# Information supplied
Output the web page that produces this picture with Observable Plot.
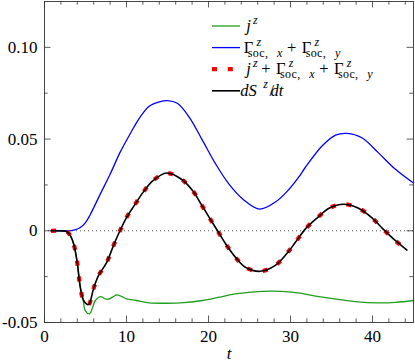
<!DOCTYPE html>
<html><head><meta charset="utf-8">
<script src="https://cdn.jsdelivr.net/npm/d3@7"></script>
<script src="https://cdn.jsdelivr.net/npm/@observablehq/plot@0.6"></script>
<style>
body{margin:0;background:#fff;} svg{display:block}
svg text { font-family: "Liberation Serif", "Times New Roman", serif; }
</style>
</head><body><div id="chart"></div>
<script>
// ---- data ----
const tJ = [0.8, 2.0, 2.75, 3.2, 3.56, 3.96, 4.37, 4.7, 4.97, 5.5, 5.85, 6.2, 6.8, 7.4, 7.8, 8.3, 8.8, 9.4, 10.0, 11.2, 12.8, 14.8, 17.0, 19.3, 21.3, 23.3, 26.5, 28.9, 30.9, 33.9, 37.9, 40.7, 42.8, 45.0];
const vJ = [0, 0, -0.0005, -0.003, -0.0072, -0.0163, -0.0308, -0.037, -0.0435, -0.0453, -0.042, -0.038, -0.0359, -0.0371, -0.0373, -0.0362, -0.035, -0.0358, -0.0371, -0.038, -0.0393, -0.0395, -0.0392, -0.038, -0.0362, -0.0344, -0.033, -0.033, -0.0339, -0.0362, -0.0386, -0.0393, -0.039, -0.038];

const tGamma = [0.8, 2.0, 3.1, 3.7, 4.37, 5.0, 5.6, 6.8, 8.0, 9.2, 10.4, 11.6, 12.8, 14.0, 15.0, 16.2, 17.7, 19.3, 20.9, 22.5, 24.2, 26.2, 28.2, 29.8, 31.0, 31.8, 33.9, 35.5, 36.9, 38.7, 40.7, 42.8, 45.0];
const vGamma = [0, 0, 0, 0.0005, 0.0018, 0.0045, 0.009, 0.020, 0.0308, 0.0426, 0.0525, 0.0616, 0.068, 0.0703, 0.0710, 0.0695, 0.0616, 0.049, 0.0362, 0.0254, 0.0172, 0.0118, 0.0158, 0.0225, 0.0292, 0.0345, 0.0465, 0.0522, 0.0531, 0.0507, 0.0426, 0.0335, 0.026];

const tSum = [0.8, 2.0, 2.75, 3.2, 3.56, 3.96, 4.37, 4.77, 5.37, 5.97, 6.58, 7.59, 8.4, 9.2, 10.0, 11.0, 12.0, 13.2, 14.9, 16.7, 18.1, 19.1, 20.1, 21.1, 22.1, 23.3, 24.5, 26.3, 28.1, 29.5, 30.6, 31.8, 33.3, 34.7, 36.5, 38.3, 39.9, 41.3, 42.8, 44.2];
const vSum = [0, 0, -0.0005, -0.003, -0.0072, -0.0163, -0.0308, -0.038, -0.0402, -0.0317, -0.0245, -0.0172, -0.0082, 0, 0.0072, 0.0141, 0.0208, 0.0272, 0.0315, 0.0281, 0.0217, 0.0145, 0.0072, 0, -0.0072, -0.0145, -0.0199, -0.0221, -0.019, -0.0127, -0.0063, 0.0009, 0.0072, 0.0123, 0.0145, 0.0123, 0.0072, 0.0009, -0.0054, -0.0105];

const tDS = [0.8, 2.0, 2.75, 3.2, 3.56, 3.96, 4.37, 4.77, 5.37, 5.97, 6.58, 7.59, 8.4, 9.2, 10.0, 11.0, 12.0, 13.2, 14.9, 16.7, 18.1, 19.1, 20.1, 21.1, 22.1, 23.3, 24.5, 26.3, 28.1, 29.5, 30.6, 31.8, 33.3, 34.7, 36.5, 38.3, 39.9, 41.3, 42.8, 44.2];
const vDS = [0, 0, -0.0005, -0.003, -0.0072, -0.0163, -0.0308, -0.038, -0.0402, -0.0317, -0.0245, -0.0172, -0.0082, 0, 0.0072, 0.0141, 0.0208, 0.0272, 0.0315, 0.0281, 0.0217, 0.0145, 0.0072, 0, -0.0072, -0.0145, -0.0199, -0.0221, -0.019, -0.0127, -0.0063, 0.0009, 0.0072, 0.0123, 0.0145, 0.0123, 0.0072, 0.0009, -0.0054, -0.0105];

const xMajorTicks = [0, 10, 20, 30, 40];
const xMinorTicks = [2, 4, 6, 8, 12, 14, 16, 18, 22, 24, 26, 28, 32, 34, 36, 38, 42, 44];
const yMajorTicks = [-0.05, 0, 0.05, 0.10];
const yTickLabels = ["-0.05", "0", "0.05", "0.10"];
const yMinorTicks = [-0.025, 0.025, 0.075];
const xLabel = "t";

// ---- layout & style ----
const W = 415, H = 363, mL = 44, mR = 2, mT = 1, mB = 41;
const innerW = W - mL - mR, innerH = H - mT - mB;
const font = "\"Liberation Serif\", \"Times New Roman\", serif";
const cGreen = "#1f9d1f", cBlue = "#0000ff", cRed = "#ff0000", cBlack = "#000000", cAxis = "#333";
const majorLen = 6.5, minorLen = 3.7;

const rows = (ts, vs) => ts.map((t, i) => ({t, v: vs[i]}));

const chart = Plot.plot({
  width: W, height: H,
  marginLeft: mL, marginRight: mR, marginTop: mT, marginBottom: mB,
  style: {fontFamily: font, fontSize: "17px", background: "#fff", color: "#000"},
  x: {domain: [0, 45]},
  y: {domain: [-0.05, 0.125]},
  marks: [
    Plot.ruleY([0], {stroke: "#555", strokeDasharray: "1,3", strokeWidth: 1}),
    Plot.line(rows(tJ, vJ), {x: "t", y: "v", stroke: cGreen, strokeWidth: 1.3, curve: "catmull-rom"}),
    Plot.line(rows(tGamma, vGamma), {x: "t", y: "v", stroke: cBlue, strokeWidth: 1.3, curve: "catmull-rom"}),
    Plot.line(rows(tSum, vSum), {x: "t", y: "v", stroke: cRed, strokeWidth: 4.2, strokeDasharray: "5,10.8", strokeLinecap: "butt", curve: "catmull-rom"}),
    Plot.line(rows(tDS, vDS), {x: "t", y: "v", stroke: cBlack, strokeWidth: 1.6, curve: "catmull-rom"}),
    Plot.frame({stroke: cAxis, strokeWidth: 0.9}),
    // inward ticks on all four sides
    Plot.ruleX(xMajorTicks, {stroke: cAxis, strokeWidth: 0.8, insetTop: innerH - majorLen}),
    Plot.ruleX(xMajorTicks, {stroke: cAxis, strokeWidth: 0.8, insetBottom: innerH - majorLen}),
    Plot.ruleX(xMinorTicks, {stroke: cAxis, strokeWidth: 0.8, insetTop: innerH - minorLen}),
    Plot.ruleX(xMinorTicks, {stroke: cAxis, strokeWidth: 0.8, insetBottom: innerH - minorLen}),
    Plot.ruleY(yMajorTicks, {stroke: cAxis, strokeWidth: 0.8, insetRight: innerW - majorLen}),
    Plot.ruleY(yMajorTicks, {stroke: cAxis, strokeWidth: 0.8, insetLeft: innerW - majorLen}),
    Plot.ruleY(yMinorTicks, {stroke: cAxis, strokeWidth: 0.8, insetRight: innerW - minorLen}),
    Plot.ruleY(yMinorTicks, {stroke: cAxis, strokeWidth: 0.8, insetLeft: innerW - minorLen}),
    Plot.axisX({ticks: xMajorTicks, tickSize: 0, tickPadding: 7, label: null, fontSize: 17}),
    Plot.axisY({ticks: yMajorTicks, tickSize: 0, tickPadding: 7, label: null, fontSize: 17,
      tickFormat: d => yTickLabels[yMajorTicks.indexOf(d)]}),
    Plot.text([xLabel], {frameAnchor: "bottom", lineAnchor: "bottom", dy: 36, fontStyle: "italic", fontSize: 17})
  ]
});
document.getElementById("chart").appendChild(chart);

// ---- legend (math-style labels) ----
const Z = [{s: "z", it: true}];
const SOCX = [{s: "soc,"}, {s: "x", it: true, pre: 1.2}];
const SOCY = [{s: "soc,"}, {s: "y", it: true, pre: 1.2}];
const legendItems = [
  {stroke: cGreen, width: 1.3, dash: null,
   label: [{parts: [{s: "j", it: true}]}, {sup: Z, kern: 2.2}]},
  {stroke: cBlue, width: 1.3, dash: null,
   label: [{parts: [{s: "Γ"}]}, {sup: Z, sub: SOCX}, {op: "+"},
           {parts: [{s: "Γ"}]}, {sup: Z, sub: SOCY}]},
  {stroke: cRed, width: 4.2, dash: "5,10.8",
   label: [{parts: [{s: "j", it: true}]}, {sup: Z, kern: 2.2}, {op: "+"},
           {parts: [{s: "Γ"}]}, {sup: Z, sub: SOCX}, {op: "+"},
           {parts: [{s: "Γ"}]}, {sup: Z, sub: SOCY}]},
  {stroke: cBlack, width: 1.6, dash: null,
   label: [{parts: [{s: "dS", it: true}]}, {sup: Z, kern: 0.6}, {parts: [{s: "/", pre: 1}, {s: "dt", it: true, pre: 0.5}]}]}
];

const mainSize = 16.5, scriptSize = 12, supRaise = 7, supAlone = 7.5, subDrop = 4, subSpacing = 0.4, opSpace = 5.5;
const svg = d3.select(chart);
const lg = svg.append("g").attr("fill", "#000");
const lgText = lg.append("text").attr("font-family", font);

function addRun(x, y, parts, size, spacing) {
  let w = 0;
  parts.forEach(p => {
    w += p.pre || 0;
    const ts = lgText.append("tspan").attr("x", x + w).attr("y", y).attr("font-size", size)
      .attr("font-style", p.it ? "italic" : "normal").text(p.s);
    if (spacing) ts.attr("letter-spacing", spacing);
    w += ts.node().getComputedTextLength();
  });
  return w;
}
function math(x, y, items) {
  let cx = x;
  for (const it of items) {
    if (it.sup || it.sub) {
      const k = it.kern || 0.8;
      const w1 = it.sup ? addRun(cx + k, y - (it.sub ? supRaise : supAlone), it.sup, scriptSize) + k : 0;
      const w2 = it.sub ? addRun(cx, y + subDrop, it.sub, scriptSize, subSpacing) : 0;
      cx += Math.max(w1, w2) + 0.5;
    } else if (it.op) {
      cx += opSpace;
      cx += addRun(cx, y, [{s: it.op}], mainSize);
      cx += opSpace;
    } else {
      cx += addRun(cx, y, it.parts, mainSize);
    }
  }
}
const lgX0 = 212, lgX1 = 240, lgTextX = 248.5, lgY0 = 26, lgDy = 21.6;
legendItems.forEach((item, i) => {
  const y = lgY0 + i * lgDy;
  const ln = lg.append("line").attr("x1", lgX0).attr("x2", lgX1).attr("y1", y).attr("y2", y)
    .attr("stroke", item.stroke).attr("stroke-width", item.width);
  if (item.dash) ln.attr("stroke-dasharray", item.dash);
  math(lgTextX, y + 5, item.label);
});
</script>
</body></html>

# Written problem
Return only the lines running from the top of the data to the line that holds "0.0426, 0.0335, 0.026];". Include both of those lines, but skip the pictures.

# Output for this exercise
Output the web page that produces this picture with Observable Plot.
<!DOCTYPE html>
<html><head><meta charset="utf-8">
<script src="https://cdn.jsdelivr.net/npm/d3@7"></script>
<script src="https://cdn.jsdelivr.net/npm/@observablehq/plot@0.6"></script>
<style>
body{margin:0;background:#fff;} svg{display:block}
svg text { font-family: "Liberation Serif", "Times New Roman", serif; }
</style>
</head><body><div id="chart"></div>
<script>
// ---- data ----
const tJ = [0.8, 2.0, 2.75, 3.2, 3.56, 3.96, 4.37, 4.7, 4.97, 5.5, 5.85, 6.2, 6.8, 7.4, 7.8, 8.3, 8.8, 9.4, 10.0, 11.2, 12.8, 14.8, 17.0, 19.3, 21.3, 23.3, 26.5, 28.9, 30.9, 33.9, 37.9, 40.7, 42.8, 45.0];
const vJ = [0, 0, -0.0005, -0.003, -0.0072, -0.0163, -0.0308, -0.037, -0.0435, -0.0453, -0.042, -0.038, -0.0359, -0.0371, -0.0373, -0.0362, -0.035, -0.0358, -0.0371, -0.038, -0.0393, -0.0395, -0.0392, -0.038, -0.0362, -0.0344, -0.033, -0.033, -0.0339, -0.0362, -0.0386, -0.0393, -0.039, -0.038];

const tGamma = [0.8, 2.0, 3.1, 3.7, 4.37, 5.0, 5.6, 6.8, 8.0, 9.2, 10.4, 11.6, 12.8, 14.0, 15.0, 16.2, 17.7, 19.3, 20.9, 22.5, 24.2, 26.2, 28.2, 29.8, 31.0, 31.8, 33.9, 35.5, 36.9, 38.7, 40.7, 42.8, 45.0];
const vGamma = [0, 0, 0, 0.0005, 0.0018, 0.0045, 0.009, 0.020, 0.0308, 0.0426, 0.0525, 0.0616, 0.068, 0.0703, 0.0710, 0.0695, 0.0616, 0.049, 0.0362, 0.0254, 0.0172, 0.0118, 0.0158, 0.0225, 0.0292, 0.0345, 0.0465, 0.0522, 0.0531, 0.0507, 0.0426, 0.0335, 0.026];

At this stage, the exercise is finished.